Retype word for word the first line of the listing and each line after it up to the line with "10, 10.5, 11];", with the pictures taken out.

▸ Collected material:
☆ ☆ ☆ ☆ ☆

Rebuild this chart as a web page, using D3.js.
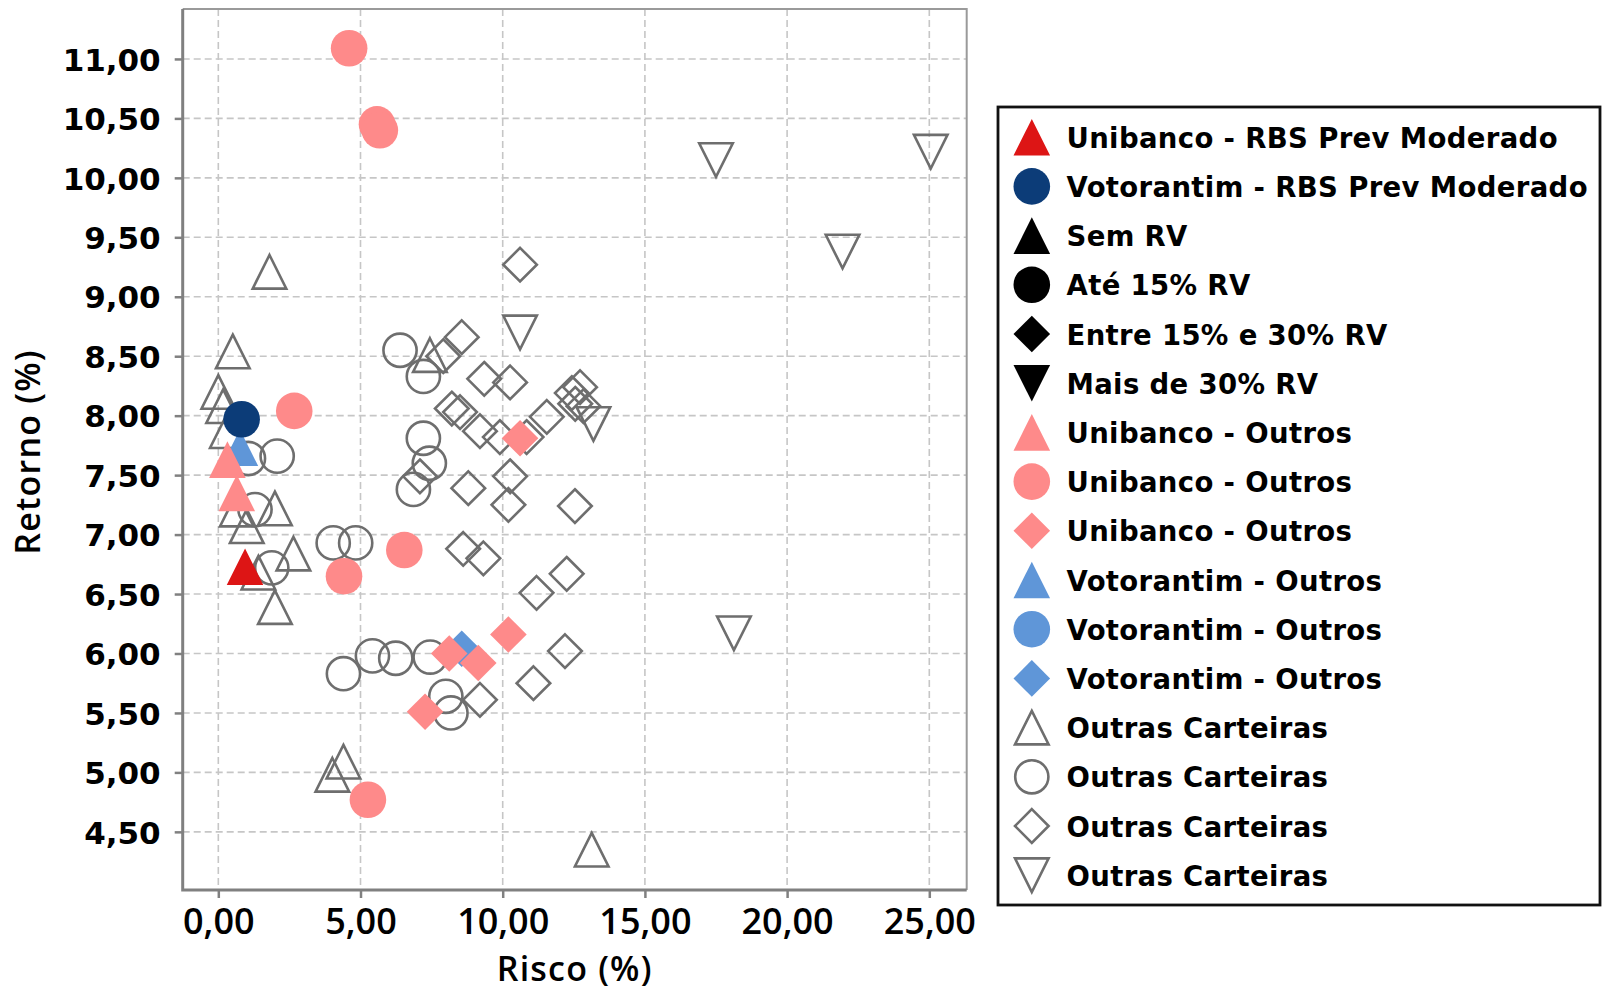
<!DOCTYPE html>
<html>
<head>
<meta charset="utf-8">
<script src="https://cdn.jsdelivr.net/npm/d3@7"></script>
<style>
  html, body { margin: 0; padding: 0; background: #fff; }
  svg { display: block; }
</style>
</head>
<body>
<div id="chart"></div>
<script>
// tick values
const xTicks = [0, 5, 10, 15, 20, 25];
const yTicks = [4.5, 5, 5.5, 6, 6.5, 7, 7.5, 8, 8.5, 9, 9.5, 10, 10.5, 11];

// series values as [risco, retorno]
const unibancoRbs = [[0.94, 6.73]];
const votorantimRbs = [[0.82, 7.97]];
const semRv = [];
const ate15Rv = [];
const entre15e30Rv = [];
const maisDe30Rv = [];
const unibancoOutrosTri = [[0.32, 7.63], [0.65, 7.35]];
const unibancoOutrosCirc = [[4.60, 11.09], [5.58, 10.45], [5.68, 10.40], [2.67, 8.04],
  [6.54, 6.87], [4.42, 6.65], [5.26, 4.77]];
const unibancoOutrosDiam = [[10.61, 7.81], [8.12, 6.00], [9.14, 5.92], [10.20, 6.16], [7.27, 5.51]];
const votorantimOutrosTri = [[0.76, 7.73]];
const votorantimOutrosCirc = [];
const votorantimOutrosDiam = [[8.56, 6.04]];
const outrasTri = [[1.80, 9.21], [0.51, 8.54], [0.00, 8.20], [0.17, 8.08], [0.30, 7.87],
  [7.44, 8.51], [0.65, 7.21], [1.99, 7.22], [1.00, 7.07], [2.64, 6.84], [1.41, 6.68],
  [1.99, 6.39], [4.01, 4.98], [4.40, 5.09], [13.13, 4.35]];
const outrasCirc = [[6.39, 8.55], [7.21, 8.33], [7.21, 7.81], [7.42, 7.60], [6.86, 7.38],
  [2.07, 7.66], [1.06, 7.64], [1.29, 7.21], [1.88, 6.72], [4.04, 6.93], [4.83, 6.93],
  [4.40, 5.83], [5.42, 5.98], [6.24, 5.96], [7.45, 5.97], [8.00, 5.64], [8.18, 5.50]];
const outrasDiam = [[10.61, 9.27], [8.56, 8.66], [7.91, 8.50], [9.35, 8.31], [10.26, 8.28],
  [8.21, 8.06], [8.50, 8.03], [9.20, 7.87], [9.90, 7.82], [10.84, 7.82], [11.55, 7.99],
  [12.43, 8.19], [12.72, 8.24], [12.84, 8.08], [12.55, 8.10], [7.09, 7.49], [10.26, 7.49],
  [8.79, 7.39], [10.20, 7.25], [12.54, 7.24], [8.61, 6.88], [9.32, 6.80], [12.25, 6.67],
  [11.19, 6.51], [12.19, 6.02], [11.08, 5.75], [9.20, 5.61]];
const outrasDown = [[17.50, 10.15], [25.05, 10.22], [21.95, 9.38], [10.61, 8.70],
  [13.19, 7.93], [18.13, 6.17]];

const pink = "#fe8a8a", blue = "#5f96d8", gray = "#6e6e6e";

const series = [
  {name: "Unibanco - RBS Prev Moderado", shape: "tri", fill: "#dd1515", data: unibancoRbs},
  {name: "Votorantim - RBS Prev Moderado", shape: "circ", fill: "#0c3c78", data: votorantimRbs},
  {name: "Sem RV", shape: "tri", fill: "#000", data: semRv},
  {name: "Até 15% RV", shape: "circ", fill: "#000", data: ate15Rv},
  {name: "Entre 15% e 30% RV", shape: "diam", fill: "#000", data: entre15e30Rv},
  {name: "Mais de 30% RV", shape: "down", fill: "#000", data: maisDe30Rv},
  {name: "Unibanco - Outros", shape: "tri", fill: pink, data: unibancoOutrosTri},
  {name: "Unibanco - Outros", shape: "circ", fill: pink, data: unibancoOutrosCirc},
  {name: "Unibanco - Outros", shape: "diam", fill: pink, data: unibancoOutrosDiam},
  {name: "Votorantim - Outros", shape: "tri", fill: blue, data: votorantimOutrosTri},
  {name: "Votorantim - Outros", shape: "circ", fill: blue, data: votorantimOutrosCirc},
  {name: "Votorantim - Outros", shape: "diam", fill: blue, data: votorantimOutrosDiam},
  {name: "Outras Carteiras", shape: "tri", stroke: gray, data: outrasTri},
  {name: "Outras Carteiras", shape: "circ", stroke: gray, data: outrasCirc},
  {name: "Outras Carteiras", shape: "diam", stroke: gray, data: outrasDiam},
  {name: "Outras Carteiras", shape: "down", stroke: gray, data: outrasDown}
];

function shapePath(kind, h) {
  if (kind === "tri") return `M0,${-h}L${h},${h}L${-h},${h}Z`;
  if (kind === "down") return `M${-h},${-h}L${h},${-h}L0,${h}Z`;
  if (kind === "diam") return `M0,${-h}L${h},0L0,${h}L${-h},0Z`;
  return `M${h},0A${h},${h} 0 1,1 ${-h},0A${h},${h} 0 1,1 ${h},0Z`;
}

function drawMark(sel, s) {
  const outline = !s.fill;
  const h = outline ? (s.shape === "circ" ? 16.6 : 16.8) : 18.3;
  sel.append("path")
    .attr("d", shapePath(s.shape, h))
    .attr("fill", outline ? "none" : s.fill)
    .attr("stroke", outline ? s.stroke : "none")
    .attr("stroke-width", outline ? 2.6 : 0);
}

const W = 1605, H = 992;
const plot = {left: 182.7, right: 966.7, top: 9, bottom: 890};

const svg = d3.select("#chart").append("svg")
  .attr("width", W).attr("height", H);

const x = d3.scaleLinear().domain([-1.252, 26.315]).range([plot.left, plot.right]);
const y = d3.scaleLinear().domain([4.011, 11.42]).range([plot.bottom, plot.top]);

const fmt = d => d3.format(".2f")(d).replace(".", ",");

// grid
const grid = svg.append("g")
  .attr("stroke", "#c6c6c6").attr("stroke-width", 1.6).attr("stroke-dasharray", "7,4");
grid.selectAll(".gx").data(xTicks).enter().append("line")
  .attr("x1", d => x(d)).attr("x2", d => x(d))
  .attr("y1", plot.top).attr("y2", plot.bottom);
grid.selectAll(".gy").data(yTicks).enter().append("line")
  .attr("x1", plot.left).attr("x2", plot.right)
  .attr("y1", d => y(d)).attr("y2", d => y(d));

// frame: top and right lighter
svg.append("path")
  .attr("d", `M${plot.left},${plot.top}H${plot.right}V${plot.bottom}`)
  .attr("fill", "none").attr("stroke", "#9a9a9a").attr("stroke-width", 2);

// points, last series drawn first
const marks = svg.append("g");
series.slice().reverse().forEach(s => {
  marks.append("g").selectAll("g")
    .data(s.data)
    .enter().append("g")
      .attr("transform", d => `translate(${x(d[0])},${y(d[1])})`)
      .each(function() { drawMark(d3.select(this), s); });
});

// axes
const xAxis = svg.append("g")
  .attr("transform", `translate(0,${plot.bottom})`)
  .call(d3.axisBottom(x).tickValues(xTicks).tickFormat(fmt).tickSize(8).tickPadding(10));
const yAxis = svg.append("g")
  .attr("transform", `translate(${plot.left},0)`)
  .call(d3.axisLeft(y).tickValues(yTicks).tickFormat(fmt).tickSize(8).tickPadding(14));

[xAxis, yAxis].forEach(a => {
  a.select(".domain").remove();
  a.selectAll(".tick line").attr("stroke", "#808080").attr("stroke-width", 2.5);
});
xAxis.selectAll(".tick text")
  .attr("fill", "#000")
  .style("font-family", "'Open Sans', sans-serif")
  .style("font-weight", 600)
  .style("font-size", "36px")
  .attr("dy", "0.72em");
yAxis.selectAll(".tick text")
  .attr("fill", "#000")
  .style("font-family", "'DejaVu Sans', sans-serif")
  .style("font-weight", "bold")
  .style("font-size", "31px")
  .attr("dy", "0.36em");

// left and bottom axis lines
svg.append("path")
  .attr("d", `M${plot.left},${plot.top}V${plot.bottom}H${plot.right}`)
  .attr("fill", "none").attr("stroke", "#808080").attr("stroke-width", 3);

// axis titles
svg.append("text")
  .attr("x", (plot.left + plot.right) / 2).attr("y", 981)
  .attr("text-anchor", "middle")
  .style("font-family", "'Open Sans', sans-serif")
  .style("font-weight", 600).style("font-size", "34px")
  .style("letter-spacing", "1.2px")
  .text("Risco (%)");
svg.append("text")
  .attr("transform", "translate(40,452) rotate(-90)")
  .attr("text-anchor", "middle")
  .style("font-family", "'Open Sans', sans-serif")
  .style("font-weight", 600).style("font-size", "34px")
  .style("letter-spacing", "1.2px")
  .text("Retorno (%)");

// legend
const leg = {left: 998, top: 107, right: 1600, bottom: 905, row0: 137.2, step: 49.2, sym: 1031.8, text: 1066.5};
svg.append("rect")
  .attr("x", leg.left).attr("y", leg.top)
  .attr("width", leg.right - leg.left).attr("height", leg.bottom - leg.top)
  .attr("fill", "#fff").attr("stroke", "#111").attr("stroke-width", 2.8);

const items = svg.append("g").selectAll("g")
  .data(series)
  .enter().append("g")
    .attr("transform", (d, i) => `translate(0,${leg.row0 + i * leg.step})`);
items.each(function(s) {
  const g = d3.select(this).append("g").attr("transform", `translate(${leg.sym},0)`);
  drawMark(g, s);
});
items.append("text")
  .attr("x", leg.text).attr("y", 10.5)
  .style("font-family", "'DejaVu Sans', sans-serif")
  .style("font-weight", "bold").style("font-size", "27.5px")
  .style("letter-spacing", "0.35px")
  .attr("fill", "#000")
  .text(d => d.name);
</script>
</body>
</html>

☆ ☆ ☆ ☆ ☆

▸ Problem solution:
Rebuild this chart as a web page, using D3.js.
<!DOCTYPE html>
<html>
<head>
<meta charset="utf-8">
<script src="https://cdn.jsdelivr.net/npm/d3@7"></script>
<style>
  html, body { margin: 0; padding: 0; background: #fff; }
  svg { display: block; }
</style>
</head>
<body>
<div id="chart"></div>
<script>
// tick values
const xTicks = [0, 5, 10, 15, 20, 25];
const yTicks = [4.5, 5, 5.5, 6, 6.5, 7, 7.5, 8, 8.5, 9, 9.5, 10, 10.5, 11];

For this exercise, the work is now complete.